Externalizing Behaviors in Autism Spectrum Disorder Modulate Neural Responses during a Novel Interactive Social Paradigm

Poster Presentation
Saturday, May 4, 2019: 11:30 AM-1:30 PM
Room: 710 (Palais des congres de Montreal)
M. Zhou, A. Naples, T. Winkelman, M. R. Altschuler, D. Stahl, E. Jarzabek, J. Wolf and J. McPartland, Child Study Center, Yale University School of Medicine, New Haven, CT

Aberrant development of attention is indicated in both autism spectrum disorder (ASD) and disorders associated with externalizing behavior (e.g., conduct disorder). Attention modulates electrophysiological (EEG) neural responses elicited by visual social stimuli, and atypical patterns of these neural responses are seen in individuals with both ASD and maladaptive behavior. However, there have been few investigations into the potential influence of externalizing behaviors on neural responses to social information in ASD.


To examine whether externalizing behavior modulates event-related potentials (ERPs) to social information in individuals with ASD compared to typically developing (TD) controls.

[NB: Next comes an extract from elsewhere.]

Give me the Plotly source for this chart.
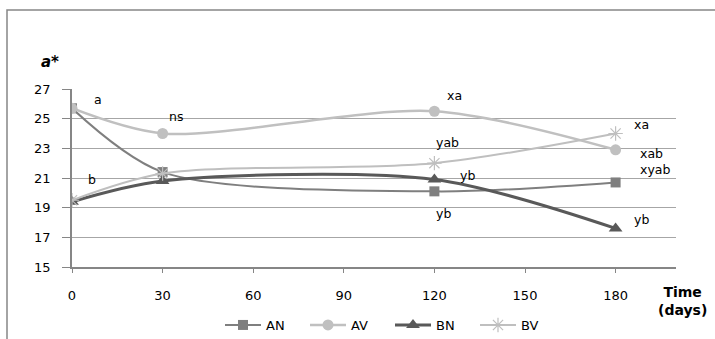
import plotly.graph_objects as go

days = [0, 30, 120, 180]
AN = [25.7, 21.4, 20.1, 20.7]
AV = [25.7, 24.0, 25.5, 22.9]
BN = [19.4, 20.8, 20.9, 17.6]
BV = [19.5, 21.3, 22.0, 24.0]

x_ticks = [0, 30, 60, 90, 120, 150, 180]
y_ticks = [15, 17, 19, 21, 23, 25, 27]

# significance letters: (text, x, y)
labels_text = ["a", "ns", "xa", "yab", "xa", "xab", "xyab", "b", "yb", "yb", "yb"]
labels_x = [6.5, 31.5, 123.5, 119.9, 185.5, 187.5, 187.5, 4.6, 127.8, 119.9, 185.5]
labels_y = [26.26, 25.18, 26.53, 23.36, 24.64, 22.62, 21.6, 20.93, 21.2, 18.64, 18.17]

FONT = "DejaVu Sans"
SM = 0.85

fig = go.Figure()
fig.add_trace(go.Scatter(x=days, y=AN, name="AN", mode="lines+markers",
                         line=dict(color="#7f7f7f", width=2, shape="spline", smoothing=SM),
                         marker=dict(symbol="square", size=10, color="#7f7f7f")))
fig.add_trace(go.Scatter(x=days, y=AV, name="AV", mode="lines+markers",
                         line=dict(color="#c0c0c0", width=2.5, shape="spline", smoothing=SM),
                         marker=dict(symbol="circle", size=11, color="#c0c0c0")))
fig.add_trace(go.Scatter(x=days, y=BN, name="BN", mode="lines+markers",
                         line=dict(color="#595959", width=3, shape="spline", smoothing=SM),
                         marker=dict(symbol="triangle-up", size=12, color="#595959")))
fig.add_trace(go.Scatter(x=days, y=BV, name="BV", mode="lines+markers",
                         line=dict(color="#bfbfbf", width=2, shape="spline", smoothing=SM),
                         marker=dict(symbol="asterisk-open", size=12,
                                     line=dict(color="#8c8c8c", width=1.2))))

for t, x, y in zip(labels_text, labels_x, labels_y):
    fig.add_annotation(x=x, y=y, text=t, showarrow=False, xanchor="left", yanchor="middle",
                       font=dict(family=FONT, size=12.5, color="#000000"))

fig.add_annotation(xref="paper", yref="paper", x=(50 - 72) / 604, y=(267 - 62) / 178,
                   text="<b><i>a*</i></b>", showarrow=False, xanchor="center", yanchor="middle",
                   font=dict(family=FONT, size=15, color="#000000"))
fig.add_annotation(xref="paper", yref="paper", x=(682 - 72) / 604, y=(267 - 301) / 178,
                   text="<b>Time<br>(days)</b>", showarrow=False, xanchor="center", yanchor="middle",
                   font=dict(family=FONT, size=14, color="#000000"))

# outer chart border (extends past the visible window on right and bottom)
fig.add_shape(type="rect", xref="paper", yref="paper",
              x0=(7 - 72) / 604, x1=(730 - 72) / 604,
              y0=(267 - 360) / 178, y1=(267 - 10) / 178,
              line=dict(color="#868686", width=1.5), fillcolor="rgba(0,0,0,0)", layer="below")

fig.update_layout(
    width=715, height=339,
    margin=dict(l=72, r=39, t=89, b=72, autoexpand=False),
    paper_bgcolor="white", plot_bgcolor="white",
    font=dict(family=FONT, size=12.5, color="#000000"),
    showlegend=True,
    legend=dict(orientation="h", x=220 / 715, y=1 - 325 / 339, xref="container", yref="container",
                xanchor="left", yanchor="middle", entrywidth=34, entrywidthmode="pixels",
                font=dict(family=FONT, size=13), itemwidth=36, bgcolor="rgba(0,0,0,0)"),
    xaxis=dict(range=[0, 200], tickvals=x_ticks, ticks="outside", ticklen=4,
               tickcolor="#868686", showgrid=False, zeroline=False, automargin=False,
               showline=True, linecolor="#868686", linewidth=1.5, ticklabelstandoff=12,
               tickfont=dict(family=FONT, size=13)),
    yaxis=dict(range=[15, 27], tickvals=y_ticks, ticks="outside", ticklen=8, automargin=False,
               tickcolor="#868686", showgrid=True, gridcolor="#a6a6a6", gridwidth=1.2,
               zeroline=False, showline=True, linecolor="#868686", linewidth=1.5,
               ticklabelstandoff=9, tickfont=dict(family=FONT, size=13)),
)

fig.write_html("out.html")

Preliminary EEG and eye tracking data were collected from children with ASD (n=49, mean age=14.17 years, mean IQ=107.41) and age/IQ matched TD controls (n=44, mean age=13.39 years, mean IQ=108.52); data collection is ongoing. Participants viewed an experimental paradigm in which onscreen faces responded contingently to participant gaze (monitored with eye tracking) with direct or averted gaze. The amplitudes and latencies of the N170, a face sensitive ERP, and the P100, an ERP associated with early sensory processing, were extracted from selected electrodes over the occipitotemporal scalp of the right and left hemispheres (RH; LH), segmented to the gaze shift. Externalizing symptomatology was measured using parent-report on the Child Behavior Checklist (CBCL). Group differences were examined using t-tests. Effects of diagnosis and gaze on ERPs were examined with two-way ANOVAs. Linear regression analyses were used to test whether externalizing behaviors significantly predicted neural responses.


Participants with ASD exhibited significantly greater parent-reported externalizing behavior than TD participants, as determined by the CBCL’s Externalizing T-Scores [t(88)=4.30, p<0.001]. Analysis of N170 peak amplitude revealed that there was a significant main effect of gaze [LH, F(1,158)=4.48, p=0.04] such that the N170 was enhanced to direct gaze compared to averted gaze. There was no main effect of diagnosis and no interaction between diagnosis and gaze (ps>0.05). In ASD but not TD, externalizing behaviors predicted N170 latency to averted gaze [LH, (b=1.36, p=0.04), (R2=0.10, F(1,43)=4.53, p=0.04)]. The analysis of P100 peak amplitude and latency indicated no main effects of diagnosis or gaze and no interaction between diagnosis and gaze (ps>0.05). Similar to the N170, externalizing behaviors predicted in ASD but not TD P100 latency to averted gaze [RH, (b=0.81, p=0.02), (R2=0.13, F(1,43)=6.22, p= 0.02)], and P100 amplitude to direct gaze [RH, (b=-0.07, p=0.01), (R2=0.11, F(1,39)=4.96, p=0.03)].


Results of this novel interactive gaze paradigm indicate enhancement of the face-sensitive N170 to direct gaze across diagnostic groups, suggesting similar response to mutual gaze at initial stages of face perception. Externalizing behaviors were associated with gaze perception in children with ASD but not TD. In children with ASD, more severe externalizing behaviors were associated with slowed visual and facial processing in an avoidance-oriented social context and with more impaired visual processing in an approach-oriented one. These findings suggest that externalizing behavior may be useful in guiding strategies to stratify a heterogeneous ASD population to advance the objective of individualized, targeted therapies.